The problem: Copy out each line of the listing that has the word "with" in it.

Raw data:
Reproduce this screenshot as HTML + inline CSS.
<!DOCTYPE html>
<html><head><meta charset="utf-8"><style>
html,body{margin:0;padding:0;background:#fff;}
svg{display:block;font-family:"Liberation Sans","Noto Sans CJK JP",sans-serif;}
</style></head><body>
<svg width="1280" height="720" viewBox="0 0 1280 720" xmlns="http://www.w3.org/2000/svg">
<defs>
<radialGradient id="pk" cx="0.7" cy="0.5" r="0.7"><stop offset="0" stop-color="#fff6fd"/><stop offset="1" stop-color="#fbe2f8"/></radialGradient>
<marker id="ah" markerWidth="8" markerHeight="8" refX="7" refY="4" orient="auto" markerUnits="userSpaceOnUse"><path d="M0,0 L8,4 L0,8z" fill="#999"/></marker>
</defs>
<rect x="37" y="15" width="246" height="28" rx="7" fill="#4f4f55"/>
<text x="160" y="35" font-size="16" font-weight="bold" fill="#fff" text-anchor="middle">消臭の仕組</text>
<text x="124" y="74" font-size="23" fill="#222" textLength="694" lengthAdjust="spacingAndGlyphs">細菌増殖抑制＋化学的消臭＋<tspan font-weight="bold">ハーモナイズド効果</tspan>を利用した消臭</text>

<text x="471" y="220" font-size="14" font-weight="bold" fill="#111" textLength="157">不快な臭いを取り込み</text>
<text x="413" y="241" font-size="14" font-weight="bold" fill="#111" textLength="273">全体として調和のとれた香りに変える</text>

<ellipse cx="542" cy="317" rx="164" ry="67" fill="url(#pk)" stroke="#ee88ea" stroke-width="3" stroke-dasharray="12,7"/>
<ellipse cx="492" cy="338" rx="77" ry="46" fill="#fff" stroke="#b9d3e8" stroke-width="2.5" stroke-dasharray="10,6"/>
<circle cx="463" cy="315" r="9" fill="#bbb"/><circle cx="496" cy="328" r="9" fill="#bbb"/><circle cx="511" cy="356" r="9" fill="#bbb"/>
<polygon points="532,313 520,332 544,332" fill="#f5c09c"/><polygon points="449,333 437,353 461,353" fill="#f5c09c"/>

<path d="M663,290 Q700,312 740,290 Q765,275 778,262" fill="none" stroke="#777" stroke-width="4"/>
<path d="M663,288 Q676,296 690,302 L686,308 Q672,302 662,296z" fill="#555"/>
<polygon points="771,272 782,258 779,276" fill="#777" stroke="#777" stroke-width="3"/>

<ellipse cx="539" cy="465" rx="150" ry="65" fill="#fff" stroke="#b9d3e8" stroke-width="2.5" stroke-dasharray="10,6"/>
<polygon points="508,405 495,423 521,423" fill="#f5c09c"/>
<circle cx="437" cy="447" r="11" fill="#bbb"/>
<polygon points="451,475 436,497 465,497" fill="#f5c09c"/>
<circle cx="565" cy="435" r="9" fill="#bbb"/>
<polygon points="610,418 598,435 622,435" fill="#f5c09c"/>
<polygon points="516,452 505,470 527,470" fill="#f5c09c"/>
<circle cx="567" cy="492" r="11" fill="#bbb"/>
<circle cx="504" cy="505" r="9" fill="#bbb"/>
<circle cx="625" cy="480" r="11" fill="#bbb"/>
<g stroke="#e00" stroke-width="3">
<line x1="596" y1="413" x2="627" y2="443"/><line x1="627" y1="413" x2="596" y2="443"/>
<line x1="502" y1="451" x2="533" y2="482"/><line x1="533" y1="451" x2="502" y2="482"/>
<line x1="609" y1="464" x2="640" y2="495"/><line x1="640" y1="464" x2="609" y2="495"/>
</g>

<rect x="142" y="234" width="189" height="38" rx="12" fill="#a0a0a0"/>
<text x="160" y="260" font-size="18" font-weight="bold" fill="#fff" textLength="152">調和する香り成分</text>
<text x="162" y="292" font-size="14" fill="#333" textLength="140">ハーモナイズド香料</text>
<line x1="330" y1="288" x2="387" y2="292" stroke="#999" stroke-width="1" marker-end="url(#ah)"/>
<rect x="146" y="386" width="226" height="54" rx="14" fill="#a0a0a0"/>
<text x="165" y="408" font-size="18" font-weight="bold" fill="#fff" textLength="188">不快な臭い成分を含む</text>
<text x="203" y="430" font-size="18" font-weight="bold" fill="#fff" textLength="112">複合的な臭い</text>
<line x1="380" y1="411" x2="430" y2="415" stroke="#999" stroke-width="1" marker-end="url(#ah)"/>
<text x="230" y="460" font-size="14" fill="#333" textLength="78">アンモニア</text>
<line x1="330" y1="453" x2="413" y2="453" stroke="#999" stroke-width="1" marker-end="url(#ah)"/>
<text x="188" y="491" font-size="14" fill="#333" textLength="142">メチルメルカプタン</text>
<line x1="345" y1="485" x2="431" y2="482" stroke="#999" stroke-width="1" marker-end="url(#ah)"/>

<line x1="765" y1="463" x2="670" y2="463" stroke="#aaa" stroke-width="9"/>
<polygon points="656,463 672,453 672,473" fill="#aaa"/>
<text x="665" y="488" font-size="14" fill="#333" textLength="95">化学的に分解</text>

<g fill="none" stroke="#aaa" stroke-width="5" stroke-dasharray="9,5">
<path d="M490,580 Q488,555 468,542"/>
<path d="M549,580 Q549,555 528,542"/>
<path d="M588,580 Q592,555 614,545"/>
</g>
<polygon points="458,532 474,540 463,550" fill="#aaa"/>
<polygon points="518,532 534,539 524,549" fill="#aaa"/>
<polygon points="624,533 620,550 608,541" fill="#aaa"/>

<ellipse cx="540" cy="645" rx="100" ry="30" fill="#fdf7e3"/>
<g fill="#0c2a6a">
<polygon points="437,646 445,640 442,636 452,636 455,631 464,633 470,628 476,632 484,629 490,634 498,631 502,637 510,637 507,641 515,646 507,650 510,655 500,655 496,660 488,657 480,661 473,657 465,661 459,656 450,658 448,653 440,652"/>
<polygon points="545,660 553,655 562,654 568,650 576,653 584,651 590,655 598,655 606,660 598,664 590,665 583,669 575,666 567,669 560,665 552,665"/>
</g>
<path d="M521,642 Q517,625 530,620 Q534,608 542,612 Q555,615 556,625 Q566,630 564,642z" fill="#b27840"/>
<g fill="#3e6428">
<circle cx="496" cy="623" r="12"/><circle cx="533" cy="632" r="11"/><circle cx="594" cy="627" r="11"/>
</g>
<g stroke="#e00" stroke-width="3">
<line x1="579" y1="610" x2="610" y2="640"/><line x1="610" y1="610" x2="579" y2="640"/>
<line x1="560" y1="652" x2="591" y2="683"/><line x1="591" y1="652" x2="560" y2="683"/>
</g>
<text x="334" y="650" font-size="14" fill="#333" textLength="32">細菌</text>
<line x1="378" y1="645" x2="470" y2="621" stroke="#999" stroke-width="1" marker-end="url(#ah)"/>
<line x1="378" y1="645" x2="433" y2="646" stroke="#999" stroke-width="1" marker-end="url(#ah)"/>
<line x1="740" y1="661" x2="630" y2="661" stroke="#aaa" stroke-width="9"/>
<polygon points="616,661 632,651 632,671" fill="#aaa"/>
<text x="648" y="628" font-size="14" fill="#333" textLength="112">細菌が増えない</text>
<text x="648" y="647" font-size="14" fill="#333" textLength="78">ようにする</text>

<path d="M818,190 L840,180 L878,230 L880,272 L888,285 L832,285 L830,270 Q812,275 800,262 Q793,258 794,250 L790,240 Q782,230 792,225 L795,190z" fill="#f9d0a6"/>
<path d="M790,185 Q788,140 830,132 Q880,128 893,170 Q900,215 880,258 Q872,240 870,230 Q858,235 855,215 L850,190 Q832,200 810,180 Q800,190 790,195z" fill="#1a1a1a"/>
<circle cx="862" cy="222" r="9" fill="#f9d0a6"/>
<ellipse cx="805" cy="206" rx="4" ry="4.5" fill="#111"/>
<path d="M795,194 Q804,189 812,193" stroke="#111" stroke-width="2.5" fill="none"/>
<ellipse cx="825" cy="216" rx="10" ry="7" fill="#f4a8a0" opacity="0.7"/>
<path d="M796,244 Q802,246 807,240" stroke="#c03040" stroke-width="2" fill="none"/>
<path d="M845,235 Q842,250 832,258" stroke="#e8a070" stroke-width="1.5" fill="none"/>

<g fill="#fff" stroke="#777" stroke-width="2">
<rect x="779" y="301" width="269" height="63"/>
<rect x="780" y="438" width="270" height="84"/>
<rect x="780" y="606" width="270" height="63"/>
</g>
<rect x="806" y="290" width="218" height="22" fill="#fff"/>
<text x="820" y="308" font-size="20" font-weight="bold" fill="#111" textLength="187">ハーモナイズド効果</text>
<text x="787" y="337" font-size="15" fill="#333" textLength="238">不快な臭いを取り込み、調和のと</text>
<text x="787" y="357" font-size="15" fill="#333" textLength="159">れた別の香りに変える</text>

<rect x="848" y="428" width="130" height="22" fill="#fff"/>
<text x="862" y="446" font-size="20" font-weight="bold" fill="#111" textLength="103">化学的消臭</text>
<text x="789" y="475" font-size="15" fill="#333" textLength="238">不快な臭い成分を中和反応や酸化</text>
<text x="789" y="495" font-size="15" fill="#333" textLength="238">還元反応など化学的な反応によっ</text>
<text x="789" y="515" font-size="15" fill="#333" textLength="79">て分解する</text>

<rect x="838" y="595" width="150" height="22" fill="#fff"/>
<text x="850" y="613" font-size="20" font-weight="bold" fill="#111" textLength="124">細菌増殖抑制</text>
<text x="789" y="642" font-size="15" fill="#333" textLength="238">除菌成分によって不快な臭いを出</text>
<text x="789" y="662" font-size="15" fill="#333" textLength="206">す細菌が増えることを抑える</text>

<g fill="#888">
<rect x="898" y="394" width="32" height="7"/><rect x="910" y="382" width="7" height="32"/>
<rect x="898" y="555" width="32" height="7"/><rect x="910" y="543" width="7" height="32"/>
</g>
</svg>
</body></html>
---
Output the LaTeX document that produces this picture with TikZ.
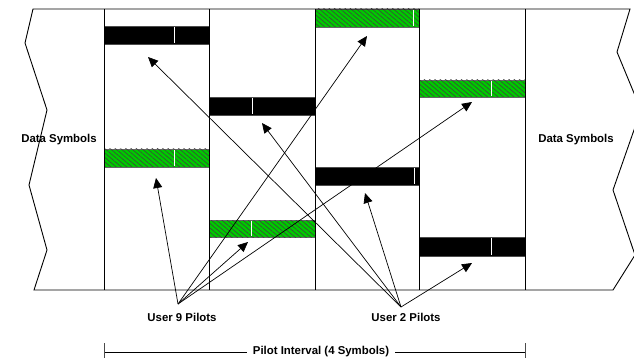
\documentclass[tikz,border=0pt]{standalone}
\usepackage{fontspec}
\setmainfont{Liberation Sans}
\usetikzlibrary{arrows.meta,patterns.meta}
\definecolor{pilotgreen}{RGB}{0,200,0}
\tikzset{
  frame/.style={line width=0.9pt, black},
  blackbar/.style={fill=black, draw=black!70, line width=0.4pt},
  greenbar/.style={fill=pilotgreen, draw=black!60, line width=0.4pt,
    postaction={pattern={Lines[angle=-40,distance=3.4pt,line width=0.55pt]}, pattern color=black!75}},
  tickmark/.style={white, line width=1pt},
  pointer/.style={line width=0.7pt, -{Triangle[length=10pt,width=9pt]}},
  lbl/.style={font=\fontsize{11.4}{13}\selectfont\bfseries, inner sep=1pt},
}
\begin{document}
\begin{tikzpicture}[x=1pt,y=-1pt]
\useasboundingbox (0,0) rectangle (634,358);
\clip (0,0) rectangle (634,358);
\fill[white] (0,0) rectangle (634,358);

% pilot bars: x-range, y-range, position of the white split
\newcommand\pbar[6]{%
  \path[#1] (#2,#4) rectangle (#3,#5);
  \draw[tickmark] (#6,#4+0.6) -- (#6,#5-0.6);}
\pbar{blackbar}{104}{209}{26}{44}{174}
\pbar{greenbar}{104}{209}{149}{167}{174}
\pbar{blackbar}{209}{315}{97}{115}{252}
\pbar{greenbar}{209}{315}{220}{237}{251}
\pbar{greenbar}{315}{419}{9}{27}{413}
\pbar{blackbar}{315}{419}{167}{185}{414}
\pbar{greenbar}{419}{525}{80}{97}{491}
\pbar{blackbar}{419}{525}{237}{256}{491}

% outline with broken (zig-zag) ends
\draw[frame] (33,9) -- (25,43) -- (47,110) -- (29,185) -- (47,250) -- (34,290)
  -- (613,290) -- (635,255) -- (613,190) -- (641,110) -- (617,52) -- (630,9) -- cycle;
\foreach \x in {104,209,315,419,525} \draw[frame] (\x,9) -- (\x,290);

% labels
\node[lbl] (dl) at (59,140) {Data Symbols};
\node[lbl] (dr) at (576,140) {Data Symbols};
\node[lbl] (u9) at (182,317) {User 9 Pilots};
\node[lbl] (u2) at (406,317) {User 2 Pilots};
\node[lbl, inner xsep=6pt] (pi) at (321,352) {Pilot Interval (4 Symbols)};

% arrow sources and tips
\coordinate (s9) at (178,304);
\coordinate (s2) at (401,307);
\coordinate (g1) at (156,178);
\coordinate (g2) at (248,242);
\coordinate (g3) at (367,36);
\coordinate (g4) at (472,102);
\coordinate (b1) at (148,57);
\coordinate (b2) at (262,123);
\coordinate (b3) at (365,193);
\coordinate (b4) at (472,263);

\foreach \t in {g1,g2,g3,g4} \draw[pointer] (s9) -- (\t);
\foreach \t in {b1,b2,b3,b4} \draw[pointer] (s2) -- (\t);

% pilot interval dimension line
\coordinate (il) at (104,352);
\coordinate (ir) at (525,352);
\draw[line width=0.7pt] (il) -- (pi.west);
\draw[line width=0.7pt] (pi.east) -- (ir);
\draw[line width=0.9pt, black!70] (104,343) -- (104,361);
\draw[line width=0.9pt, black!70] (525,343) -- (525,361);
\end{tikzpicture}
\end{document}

Result of this exercise:
Output the LaTeX document that produces this picture with TikZ.
% outline with broken (zig-zag) ends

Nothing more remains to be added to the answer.